#### Requirement:
Return the material word for word. Do not include the pictures.
= = = = =
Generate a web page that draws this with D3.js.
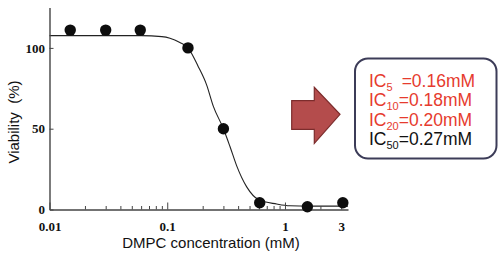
<!DOCTYPE html>
<html lang="en">
  <head>
    <meta charset="UTF-8" />
    <title>viability</title>
    <script src="https://cdn.jsdelivr.net/npm/d3@7/dist/d3.min.js"></script>
    <style>
      body {
        margin: 0;
        background: #fff;
      }
      .tick text {
        font-family: "Liberation Serif", "Times New Roman", serif;
        font-weight: bold;
        font-size: 13px;
        fill: #111;
      }
      .title {
        font-family: "Liberation Sans", Arial, sans-serif;
        font-size: 15px;
        fill: #111;
      }
      .ic {
        font-family: "Liberation Sans", Arial, sans-serif;
        font-size: 17.5px;
      }
    </style>
  </head>
  <body>
    <div id="wrapper"></div>
    <script>
      // measured points (mM, % viability)
      const concentrations = [0.015, 0.03, 0.059, 0.15, 0.3, 0.61, 1.55, 3.1];
      const viability = [111, 111, 111, 100, 50, 4.2, 1.7, 4.2];

      // fitted curve
      const curveX = [0.01, 0.06, 0.09, 0.1055, 0.128, 0.15, 0.1835, 0.2163,
        0.246, 0.3, 0.341, 0.389, 0.473, 0.6, 0.85, 1.1, 1.6, 3.43];
      const curveY = [107.6, 107.6, 107, 106, 103.3, 100, 88.4, 77,
        64, 50, 39, 27, 14, 6, 3.4, 2.3, 2.1, 2.1];

      const xTickValues = [0.01, 0.1, 1, 3];
      const xTickLabels = ["0.01", "0.1", "1", "3"];
      const xMinorTicks = [0.02, 0.03, 0.04, 0.05, 0.06, 0.07, 0.08, 0.09,
        0.2, 0.3, 0.4, 0.5, 0.6, 0.7, 0.8, 0.9, 2];
      const yTickValues = [0, 50, 100];

      const icLabels = ["5", "10", "20", "50"];
      const icValues = ["0.16mM", "0.18mM", "0.20mM", "0.27mM"];
      const icColors = ["#e63b2e", "#e63b2e", "#e63b2e", "#111"];

      const width = 500;
      const height = 255;

      const svg = d3
        .select("#wrapper")
        .append("svg")
        .attr("width", width)
        .attr("height", height);

      const xScale = d3.scaleLog().domain([0.01, 3.43]).range([49.5, 348]);
      const yScale = d3.scaleLinear().domain([0, 125]).range([209.5, 7.5]);

      // curve
      const curveData = curveX.map((d, i) => ({ x: d, y: curveY[i] }));
      const lineGenerator = d3
        .line()
        .x((d) => xScale(d.x))
        .y((d) => yScale(d.y))
        .curve(d3.curveMonotoneX);
      svg
        .append("path")
        .attr("d", lineGenerator(curveData))
        .attr("fill", "none")
        .attr("stroke", "#222")
        .attr("stroke-width", 1.1);

      // minor x ticks
      svg
        .append("g")
        .attr("transform", `translate(0,${yScale(0)})`)
        .call(
          d3.axisBottom(xScale).tickValues(xMinorTicks).tickSize(-3.5).tickFormat("")
        )
        .call((g) => g.select(".domain").remove())
        .selectAll("line")
        .attr("stroke", "#444");

      // x axis
      const xAxis = svg
        .append("g")
        .attr("transform", `translate(0,${yScale(0)})`)
        .call(
          d3
            .axisBottom(xScale)
            .tickValues(xTickValues)
            .tickFormat((d, i) => xTickLabels[i])
            .tickSizeInner(-7)
            .tickSizeOuter(0)
            .tickPadding(12)
        );
      xAxis.select(".domain").attr("stroke", "#444").attr("stroke-width", 1.4);
      xAxis.selectAll("line").attr("stroke", "#444");

      // y axis
      const yAxis = svg
        .append("g")
        .attr("transform", `translate(${xScale(0.01)},0)`)
        .call(
          d3
            .axisLeft(yScale)
            .tickValues(yTickValues)
            .tickSizeInner(-4)
            .tickSizeOuter(0)
            .tickPadding(4.5)
        );
      yAxis.select(".domain").attr("stroke", "#444").attr("stroke-width", 1.4);
      yAxis.selectAll("line").attr("stroke", "#444");

      // points
      svg
        .append("g")
        .selectAll("circle")
        .data(concentrations)
        .join("circle")
        .attr("cx", (d) => xScale(d))
        .attr("cy", (d, i) => yScale(viability[i]))
        .attr("r", 5.7)
        .attr("fill", "#0d0d0d");

      // axis titles
      svg
        .append("text")
        .attr("class", "title")
        .attr("x", 211)
        .attr("y", 248)
        .attr("text-anchor", "middle")
        .text("DMPC concentration (mM)");

      svg
        .append("text")
        .attr("class", "title")
        .attr("transform", "translate(19,122) rotate(-90)")
        .attr("text-anchor", "middle")
        .text("Viability\u00a0\u00a0(%)");

      // arrow
      const arrow = [
        [291.7, 100.7], [314.3, 100.7], [314.3, 87.3], [340, 114.3],
        [314.3, 143.3], [314.3, 129.3], [291.7, 129.3],
      ];
      svg
        .append("path")
        .attr("d", d3.line()(arrow) + "Z")
        .attr("fill", "#b44c4c")
        .attr("stroke", "#7c2c2c")
        .attr("stroke-width", 1.2);

      // IC box
      svg
        .append("rect")
        .attr("x", 355)
        .attr("y", 58.5)
        .attr("width", 141.5)
        .attr("height", 100)
        .attr("rx", 13)
        .attr("fill", "#fff")
        .attr("stroke", "#3c3c58")
        .attr("stroke-width", 2);

      icLabels.forEach((lab, i) => {
        const t = svg
          .append("text")
          .attr("class", "ic")
          .attr("x", 369)
          .attr("y", 86.7 + i * 19.4)
          .attr("fill", icColors[i]);
        t.append("tspan").text("IC");
        t.append("tspan")
          .attr("dy", 4)
          .attr("font-size", "11px")
          .text(lab);
        t.append("tspan")
          .attr("dy", -4)
          .attr("dx", lab.length === 1 ? 9 : 0)
          .text("=" + icValues[i]);
      });
    </script>
  </body>
</html>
= = = = =
#### In response:
Generate a web page that draws this with D3.js.
<!DOCTYPE html>
<html lang="en">
  <head>
    <meta charset="UTF-8" />
    <title>viability</title>
    <script src="https://cdn.jsdelivr.net/npm/d3@7/dist/d3.min.js"></script>
    <style>
      body {
        margin: 0;
        background: #fff;
      }
      .tick text {
        font-family: "Liberation Serif", "Times New Roman", serif;
        font-weight: bold;
        font-size: 13px;
        fill: #111;
      }
      .title {
        font-family: "Liberation Sans", Arial, sans-serif;
        font-size: 15px;
        fill: #111;
      }
      .ic {
        font-family: "Liberation Sans", Arial, sans-serif;
        font-size: 17.5px;
      }
    </style>
  </head>
  <body>
    <div id="wrapper"></div>
    <script>
      // measured points (mM, % viability)
      const concentrations = [0.015, 0.03, 0.059, 0.15, 0.3, 0.61, 1.55, 3.1];
      const viability = [111, 111, 111, 100, 50, 4.2, 1.7, 4.2];

      // fitted curve
      const curveX = [0.01, 0.06, 0.09, 0.1055, 0.128, 0.15, 0.1835, 0.2163,
        0.246, 0.3, 0.341, 0.389, 0.473, 0.6, 0.85, 1.1, 1.6, 3.43];
      const curveY = [107.6, 107.6, 107, 106, 103.3, 100, 88.4, 77,
        64, 50, 39, 27, 14, 6, 3.4, 2.3, 2.1, 2.1];

      const xTickValues = [0.01, 0.1, 1, 3];
      const xTickLabels = ["0.01", "0.1", "1", "3"];
      const xMinorTicks = [0.02, 0.03, 0.04, 0.05, 0.06, 0.07, 0.08, 0.09,
        0.2, 0.3, 0.4, 0.5, 0.6, 0.7, 0.8, 0.9, 2];
      const yTickValues = [0, 50, 100];

      const icLabels = ["5", "10", "20", "50"];
      const icValues = ["0.16mM", "0.18mM", "0.20mM", "0.27mM"];
      const icColors = ["#e63b2e", "#e63b2e", "#e63b2e", "#111"];

      const width = 500;
      const height = 255;

      const svg = d3
        .select("#wrapper")
        .append("svg")
        .attr("width", width)
        .attr("height", height);

      const xScale = d3.scaleLog().domain([0.01, 3.43]).range([49.5, 348]);
      const yScale = d3.scaleLinear().domain([0, 125]).range([209.5, 7.5]);

      // curve
      const curveData = curveX.map((d, i) => ({ x: d, y: curveY[i] }));
      const lineGenerator = d3
        .line()
        .x((d) => xScale(d.x))
        .y((d) => yScale(d.y))
        .curve(d3.curveMonotoneX);
      svg
        .append("path")
        .attr("d", lineGenerator(curveData))
        .attr("fill", "none")
        .attr("stroke", "#222")
        .attr("stroke-width", 1.1);

      // minor x ticks
      svg
        .append("g")
        .attr("transform", `translate(0,${yScale(0)})`)
        .call(
          d3.axisBottom(xScale).tickValues(xMinorTicks).tickSize(-3.5).tickFormat("")
        )
        .call((g) => g.select(".domain").remove())
        .selectAll("line")
        .attr("stroke", "#444");

      // x axis
      const xAxis = svg
        .append("g")
        .attr("transform", `translate(0,${yScale(0)})`)
        .call(
          d3
            .axisBottom(xScale)
            .tickValues(xTickValues)
            .tickFormat((d, i) => xTickLabels[i])
            .tickSizeInner(-7)
            .tickSizeOuter(0)
            .tickPadding(12)
        );
      xAxis.select(".domain").attr("stroke", "#444").attr("stroke-width", 1.4);
      xAxis.selectAll("line").attr("stroke", "#444");

      // y axis
      const yAxis = svg
        .append("g")
        .attr("transform", `translate(${xScale(0.01)},0)`)
        .call(
          d3
            .axisLeft(yScale)
            .tickValues(yTickValues)
            .tickSizeInner(-4)
            .tickSizeOuter(0)
            .tickPadding(4.5)
        );
      yAxis.select(".domain").attr("stroke", "#444").attr("stroke-width", 1.4);
      yAxis.selectAll("line").attr("stroke", "#444");

      // points
      svg
        .append("g")
        .selectAll("circle")
        .data(concentrations)
        .join("circle")
        .attr("cx", (d) => xScale(d))
        .attr("cy", (d, i) => yScale(viability[i]))
        .attr("r", 5.7)
        .attr("fill", "#0d0d0d");

      // axis titles
      svg
        .append("text")
        .attr("class", "title")
        .attr("x", 211)
        .attr("y", 248)
        .attr("text-anchor", "middle")
        .text("DMPC concentration (mM)");

      svg
        .append("text")
        .attr("class", "title")
        .attr("transform", "translate(19,122) rotate(-90)")
        .attr("text-anchor", "middle")
        .text("Viability\u00a0\u00a0(%)");

      // arrow
      const arrow = [
        [291.7, 100.7], [314.3, 100.7], [314.3, 87.3], [340, 114.3],
        [314.3, 143.3], [314.3, 129.3], [291.7, 129.3],
      ];
      svg
        .append("path")
        .attr("d", d3.line()(arrow) + "Z")
        .attr("fill", "#b44c4c")
        .attr("stroke", "#7c2c2c")
        .attr("stroke-width", 1.2);

      // IC box
      svg
        .append("rect")
        .attr("x", 355)
        .attr("y", 58.5)
        .attr("width", 141.5)
        .attr("height", 100)
        .attr("rx", 13)
        .attr("fill", "#fff")
        .attr("stroke", "#3c3c58")
        .attr("stroke-width", 2);

      icLabels.forEach((lab, i) => {
        const t = svg
          .append("text")
          .attr("class", "ic")
          .attr("x", 369)
          .attr("y", 86.7 + i * 19.4)
          .attr("fill", icColors[i]);
        t.append("tspan").text("IC");
        t.append("tspan")
          .attr("dy", 4)
          .attr("font-size", "11px")
          .text(lab);
        t.append("tspan")
          .attr("dy", -4)
          .attr("dx", lab.length === 1 ? 9 : 0)
          .text("=" + icValues[i]);
      });
    </script>
  </body>
</html>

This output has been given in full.